Howard gazed at his son for a time, the small chest quietly rising and then falling under the covers. For the first time since the terrible minutes after Ann’s telephone call at the office, he felt a genuine fear starting in his limbs. He began shaking his head, trying to keep it away. Scotty was fine, except instead of sleeping at home in his own bed, he was in a hospital bed with bandages around his head and a tube in his arm. But it was what he needed right now, this help.
Dr. Francis came in and shook hands with Howard, though they’d just seen each other a few hours before. Ann got up from the chair. “Doctor?”
“Ann,” he said and nodded. “Let’s just first see how he’s doing,” the doctor said. He moved to the side of the bed and took the boy’s pulse. He peeled back one eyelid and then the other. Howard and Ann stood beside the doctor and watched. Ann made a little noise as Scotty’s eyelid rolled back and disclosed a white, pupilless space. Then the doctor turned back the covers and listened to the boy’s heart and lungs with his stethoscope. He pressed his fingers here and there on the abdomen. When he was finished he went to the end of the bed and studied the chart. He noted the time on his watch, scribbled something on the chart, and then looked at Howard and Ann, who were waiting.
“Doctor, how is he?” Howard said. “What’s the matter with him exactly?”
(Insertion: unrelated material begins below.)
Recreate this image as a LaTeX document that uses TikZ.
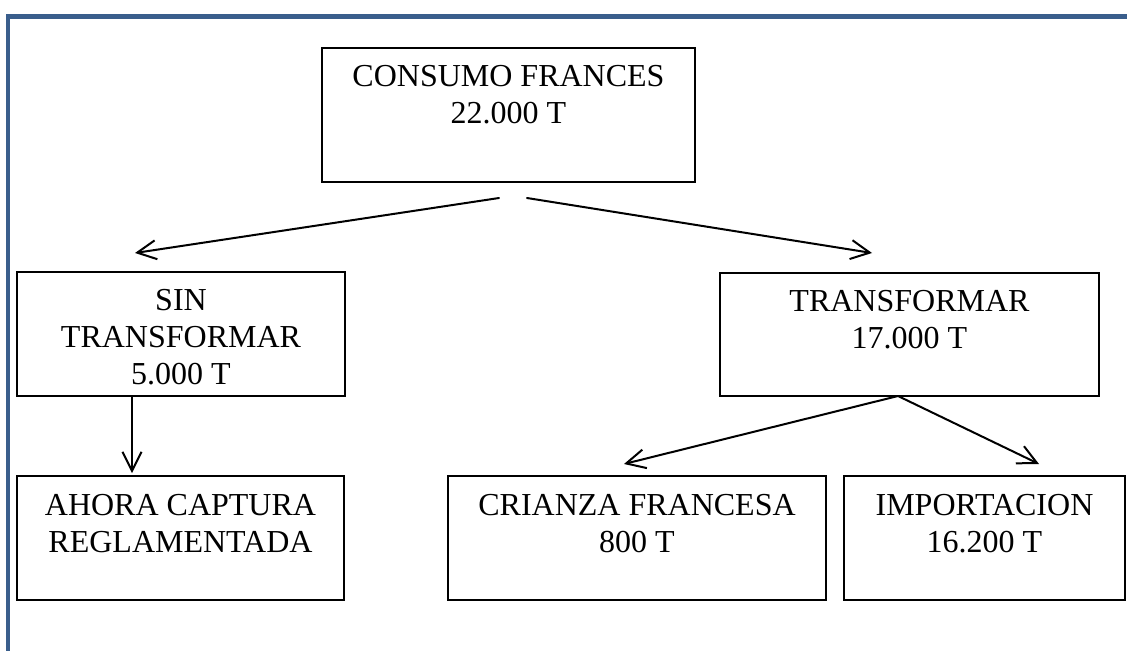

“Why doesn’t he wake up?” Ann said.
The doctor was a handsome, big-shouldered man with a tan face. He wore a three-piece blue suit, a striped tie, and ivory cuff links. His gray hair was combed, and he looked as if he could have just come from a concert. “He’s all right,” the doctor said. “Nothing to shout about, he could be better, I think. But he’s all right. Still, I wish he’d wake up. He should wake up pretty soon.” The doctor looked at the boy again. “We’ll know some more in a couple of hours, after the results of a few more tests are in. But he’s all right, believe me, except for that hairline fracture of the skull. He does have that.”